Warsaw under Siege while Paris was Liberated:  The liberation of Paris was launched by the French Resistance upon the advance of the US Third Army, led by General Patton.  On the night of August 24,  troops of General Leclerc's 2nd French Armored Division entered Paris and reached the Hôtel de Ville just before midnight, followed by the bulk of allied divisions on the morning of August 25. The German garrisons surrendered after four years of occupation. While Paris was liberated, Warsaw  was in flames, and under siege by the Germans. News of the liberation of Paris encouraged the Poles to keep fighting, in the hope that Warsaw would also be liberated.  After Stalin's refusal to support the Warsaw Uprising, Churchill telegrammed Roosevelt to propose sending planes in defiance of Stalin and  'see what happens'.  On August 26, Roosevelt replied, "I do not consider it advantageous to the long-range general war prospect for me to join you in the proposed message to Uncle Joe."  (note: Uncle Joe was their nickname for Stalin)
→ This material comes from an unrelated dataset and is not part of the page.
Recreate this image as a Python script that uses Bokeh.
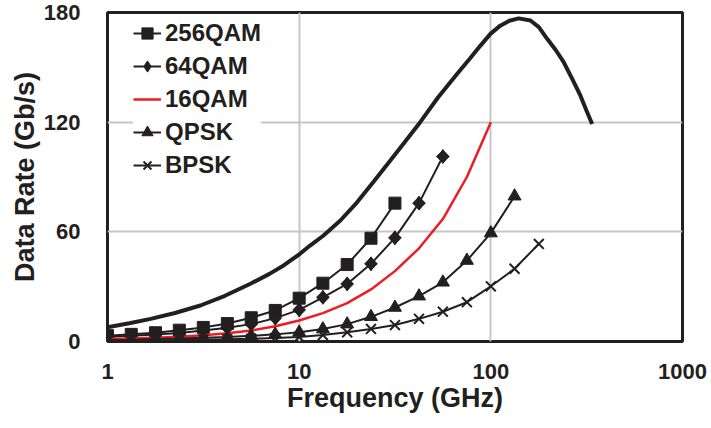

4th Bombing of Peenemunde:   376 B-17s against the Peenemünde Experimental Station (146), Neubrandenburg Airfield (108) and Anklam Airfield (73); 21 others hit Parow Airfield and 5 hit targets of opportunity; 5 B-17s were lost and 75 damaged; 1 airman was KIA, 9 WIA and 45 MIA. Escort was provided by 171 P-47s and P-51s; they claimed 36-0-28 aircraft on the ground; 2 P-51s were lost. Repairs to Peenemünde Test Stand VII allowed launchings to resume just six weeks after the daylight raid. (Peenemunde was the located of the Nazis V-2 manufacturing and testing center.)


2002

Countess Karolina Maria Adelajda Franciszka Ksawera Małgorzata Edina Lanckorońska was a Polish noble, World War II resistance fighter, and historian. Lanckorońska was active in the Polish resistance and was arrested, interrogated, tortured, tried and sentenced to death at Stanisławów prison. During her incarceration, the local Gestapo chief Hans Krueger confided to her that he had murdered 23 Lwów University professors. She made it her mission to make this confession public knowledge. Because of her family connections, Lanckorońska was spared from execution, but instead was sent to the Ravensbrück concentration camp for women. She survived and, immediately after release in 1945, wrote her war memoirs.  After the war, she left Poland and lived in Switzerland, and later, until her death, in Rome on August 25, 2002.  She was 104.  She never returned to Poland. In her last will and testament, Countess Lanckorońska bequeathed her family's enormous art collection to Poland only after her homeland became free again. The Lanckoronski Collection may now for the most part be seen in Warsaw's Royal Castle and Kraków's Wawel Castle. Her book has been published in English, "Those Who Trespass against Us: One Woman's War against the Nazis.".